Discorso opposto, invece, per Roberto Gagliardini, che fronteggia con l'approccio giusto il duello con Marek Hamsik a centrocampo. Lo slovacco non lascia mai punti di riferimento al marcatore nerazzurro, muovendosi sempre sulla linea della trequarti e rientrando in più occasioni nella zona di mediana per prendere il possesso del pallone e far partire dai suoi piedi l'azione napoletana.
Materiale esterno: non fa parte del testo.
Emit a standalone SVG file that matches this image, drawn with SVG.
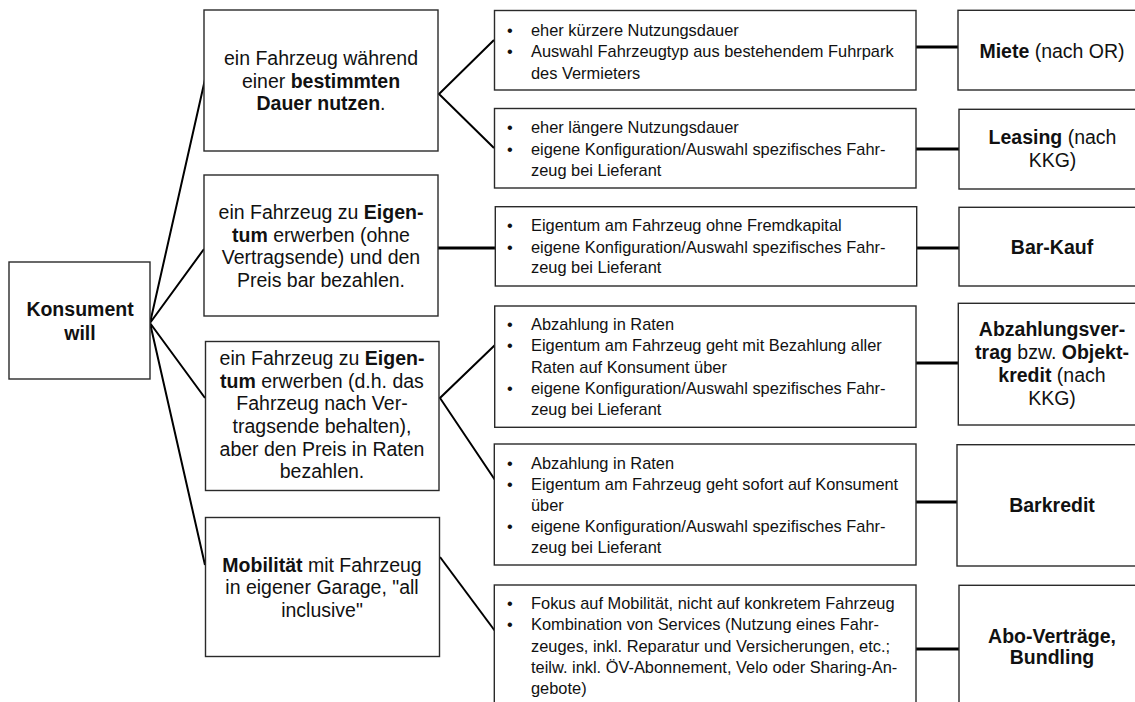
<svg xmlns="http://www.w3.org/2000/svg" width="1135" height="702" viewBox="0 0 1135 702">
<style>
  .box { fill: #fff; stroke: #2a2a2a; stroke-width: 1.4; }
  .t { font-family: "Liberation Sans", Arial, sans-serif; fill: #111; }
  .c { font-size: 19.5px; text-anchor: middle; }
  .s { font-size: 16.4px; }
  .b { font-weight: bold; }
  .fork { stroke: #000; stroke-width: 2; fill: none; }
  .bar { stroke: #000; stroke-width: 3.2; fill: none; }
</style>
<rect width="1135" height="702" fill="#fff"/>

<g id="connectors">
  <path class="fork" d="M150,323 L206,75 M150,323 L204,249 M150,323 L205,398 M150,323 L205,565"/>
  <path class="fork" d="M494,40 L439,94 L494,148"/>
  <path class="fork" d="M495,345 L440,398 L495,480"/>
  <path class="fork" d="M440,557 L495,631"/>
  <path class="bar" d="M438,248 L495,248"/>
  <path class="bar" d="M916,47 L958,47 M916,149 L959,149 M917,248 L959,248 M916,363 L958,363 M916,502 L957,502 M916,649 L959,649"/>
</g>

<g id="n-konsument">
  <rect class="box" x="9" y="262" width="141" height="117"/>
  <text class="t c b" x="80" y="316">Konsument</text>
  <text class="t c b" x="80" y="340">will</text>
</g>

<g id="n-nutzen">
  <rect class="box" x="204" y="10" width="234" height="141"/>
  <text class="t c" x="321" y="65">ein Fahrzeug während</text>
  <text class="t c" x="321" y="87.5">einer <tspan class="b">bestimmten</tspan></text>
  <text class="t c" x="321" y="110"><tspan class="b">Dauer nutzen</tspan>.</text>
</g>

<g id="n-eigentum-bar">
  <rect class="box" x="204" y="175" width="234" height="141"/>
  <text class="t c" x="321" y="219.3">ein Fahrzeug zu <tspan class="b">Eigen-</tspan></text>
  <text class="t c" x="321" y="241.8"><tspan class="b">tum</tspan> erwerben (ohne</text>
  <text class="t c" x="321" y="264.3">Vertragsende) und den</text>
  <text class="t c" x="321" y="286.7">Preis bar bezahlen.</text>
</g>

<g id="n-eigentum-raten">
  <rect class="box" x="205.5" y="341.5" width="233.5" height="149"/>
  <text class="t c" x="322" y="365">ein Fahrzeug zu <tspan class="b">Eigen-</tspan></text>
  <text class="t c" x="322" y="387.7"><tspan class="b">tum</tspan> erwerben (d.h. das</text>
  <text class="t c" x="322" y="410.4">Fahrzeug nach Ver-</text>
  <text class="t c" x="322" y="433">tragsende behalten),</text>
  <text class="t c" x="322" y="455.7">aber den Preis in Raten</text>
  <text class="t c" x="322" y="478.3">bezahlen.</text>
</g>

<g id="n-mobilitaet">
  <rect class="box" x="205.5" y="517.5" width="234" height="139"/>
  <text class="t c" x="322" y="571.7"><tspan class="b">Mobilität</tspan> mit Fahrzeug</text>
  <text class="t c" x="322" y="594.3">in eigener Garage, "all</text>
  <text class="t c" x="322" y="616.7">inclusive"</text>
</g>

<g id="n-m1">
  <rect class="box" x="494.5" y="10.5" width="421.5" height="79.5"/>
  <text class="t s" x="507" y="35.7">•</text>
  <text class="t s" x="531" y="35.7">eher kürzere Nutzungsdauer</text>
  <text class="t s" x="507" y="57.2">•</text>
  <text class="t s" x="531" y="57.2">Auswahl Fahrzeugtyp aus bestehendem Fuhrpark</text>
  <text class="t s" x="531" y="78.5">des Vermieters</text>
</g>

<g id="n-m2">
  <rect class="box" x="494.5" y="108.5" width="421.5" height="79.5"/>
  <text class="t s" x="507" y="132.7">•</text>
  <text class="t s" x="531" y="132.7">eher längere Nutzungsdauer</text>
  <text class="t s" x="507" y="154.5">•</text>
  <text class="t s" x="531" y="154.5">eigene Konfiguration/Auswahl spezifisches Fahr-</text>
  <text class="t s" x="531" y="176">zeug bei Lieferant</text>
</g>

<g id="n-m3">
  <rect class="box" x="495.3" y="206.7" width="421.4" height="79.3"/>
  <text class="t s" x="507" y="230.5">•</text>
  <text class="t s" x="531" y="230.5">Eigentum am Fahrzeug ohne Fremdkapital</text>
  <text class="t s" x="507" y="252.5">•</text>
  <text class="t s" x="531" y="252.5">eigene Konfiguration/Auswahl spezifisches Fahr-</text>
  <text class="t s" x="531" y="273">zeug bei Lieferant</text>
</g>

<g id="n-m4">
  <rect class="box" x="494.7" y="306" width="421.3" height="121.3"/>
  <text class="t s" x="507" y="329.5">•</text>
  <text class="t s" x="531" y="329.5">Abzahlung in Raten</text>
  <text class="t s" x="507" y="351">•</text>
  <text class="t s" x="531" y="351">Eigentum am Fahrzeug geht mit Bezahlung aller</text>
  <text class="t s" x="531" y="372.5">Raten auf Konsument über</text>
  <text class="t s" x="507" y="394">•</text>
  <text class="t s" x="531" y="394">eigene Konfiguration/Auswahl spezifisches Fahr-</text>
  <text class="t s" x="531" y="415.3">zeug bei Lieferant</text>
</g>

<g id="n-m5">
  <rect class="box" x="494.3" y="444" width="421.7" height="121"/>
  <text class="t s" x="507" y="468.5">•</text>
  <text class="t s" x="531" y="468.5">Abzahlung in Raten</text>
  <text class="t s" x="507" y="489.8">•</text>
  <text class="t s" x="531" y="489.8">Eigentum am Fahrzeug geht sofort auf Konsument</text>
  <text class="t s" x="531" y="510.8">über</text>
  <text class="t s" x="507" y="532">•</text>
  <text class="t s" x="531" y="532">eigene Konfiguration/Auswahl spezifisches Fahr-</text>
  <text class="t s" x="531" y="553.3">zeug bei Lieferant</text>
</g>

<g id="n-m6">
  <rect class="box" x="494.3" y="585" width="421.7" height="130"/>
  <text class="t s" x="507" y="609.3">•</text>
  <text class="t s" x="531" y="609.3">Fokus auf Mobilität, nicht auf konkretem Fahrzeug</text>
  <text class="t s" x="507" y="630.3">•</text>
  <text class="t s" x="531" y="630.3">Kombination von Services (Nutzung eines Fahr-</text>
  <text class="t s" x="531" y="651.7">zeuges, inkl. Reparatur und Versicherungen, etc.;</text>
  <text class="t s" x="531" y="673.3">teilw. inkl. ÖV-Abonnement, Velo oder Sharing-An-</text>
  <text class="t s" x="531" y="694.3">gebote)</text>
</g>

<g id="n-miete">
  <rect class="box" x="958" y="10.3" width="190" height="79.7"/>
  <text class="t c" x="1052" y="58"><tspan class="b">Miete</tspan> (nach OR)</text>
</g>

<g id="n-leasing">
  <rect class="box" x="959" y="109.3" width="190" height="79.7"/>
  <text class="t c" x="1052.5" y="144"><tspan class="b">Leasing</tspan> (nach</text>
  <text class="t c" x="1052.5" y="166.7">KKG)</text>
</g>

<g id="n-barkauf">
  <rect class="box" x="959" y="207.3" width="190" height="78.7"/>
  <text class="t c b" x="1052" y="254.3">Bar-Kauf</text>
</g>

<g id="n-abzahlung">
  <rect class="box" x="958.3" y="303.3" width="190" height="121.7"/>
  <text class="t c" x="1052" y="335.7"><tspan class="b">Abzahlungsver-</tspan></text>
  <text class="t c" x="1052" y="358.7"><tspan class="b">trag</tspan> bzw. <tspan class="b">Objekt-</tspan></text>
  <text class="t c" x="1052" y="382.3"><tspan class="b">kredit</tspan> (nach</text>
  <text class="t c" x="1052" y="405">KKG)</text>
</g>

<g id="n-barkredit">
  <rect class="box" x="957" y="444.7" width="190" height="121.3"/>
  <text class="t c b" x="1052" y="512.3">Barkredit</text>
</g>

<g id="n-abo">
  <rect class="box" x="959" y="585.3" width="190" height="130"/>
  <text class="t c b" x="1052" y="643.3">Abo-Verträge,</text>
  <text class="t c b" x="1052" y="664.3">Bundling</text>
</g>
</svg>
In fase d'avvio il centrocampista dell'Inter risulta in difficoltà e non riesce a prendersi carico dell'avversario, ma con il passare del tempo il suo rendimento comincia a decollare e l'ex Atalanta acquisisce sempre di più quel senso di posizione che gli consente di opporsi alle avanzate del capitano del Napoli con prontezza ed autorevolezza. Difatti, Hamsik nel secondo tempo si spegne, non soltanto dal punto di vista fisico ma anche e soprattutto sul piano tattico. Sarri, a questo punto, lo sostituisce con Allan.
Ma l'ingresso in campo del brasiliano, così come quello di Rog, non cambia il leit motiv della partita: a centrocampo l'aspetto che fa la differenza non è soltanto la qualità (entrambe le compagini dispongono di ottimi giocatori nel reparto) o l'esperienza (tutti i centrocampisti scesi in campo - eccetto Hamsik - sono nati negli anni '90), quanto piuttosto l'abitudine a giocare insieme e la continuità del progetto tattico che, al di là degli interpreti di gioco, resta lo stesso e non si adatta all'avversario. Il sistema di Sarri, inoltre, a differenza di quello di Pioli coinvolge più giocatori in mezzo (esterni offensivi compresi) mentre nell'Inter la partecipazione delle stesse ali d'attacco sembra più un espediente dedicato all'avversario di turno. Ciò sta a sottolineare che il Napoli adotta sempre il solito schema di gioco, e che i nerazzurri - al contrario dei partenopei - siano privi di certezze tattiche e continuità di rendimento. Valutazione scontata se si lavora insieme da almeno un paio di anni, ma serve anche la predisposizione e la disponibilità degli interpreti per rafforzare i concetti espressi. Da entrambi i punti di vista l'Inter è terribilmente in ritardo.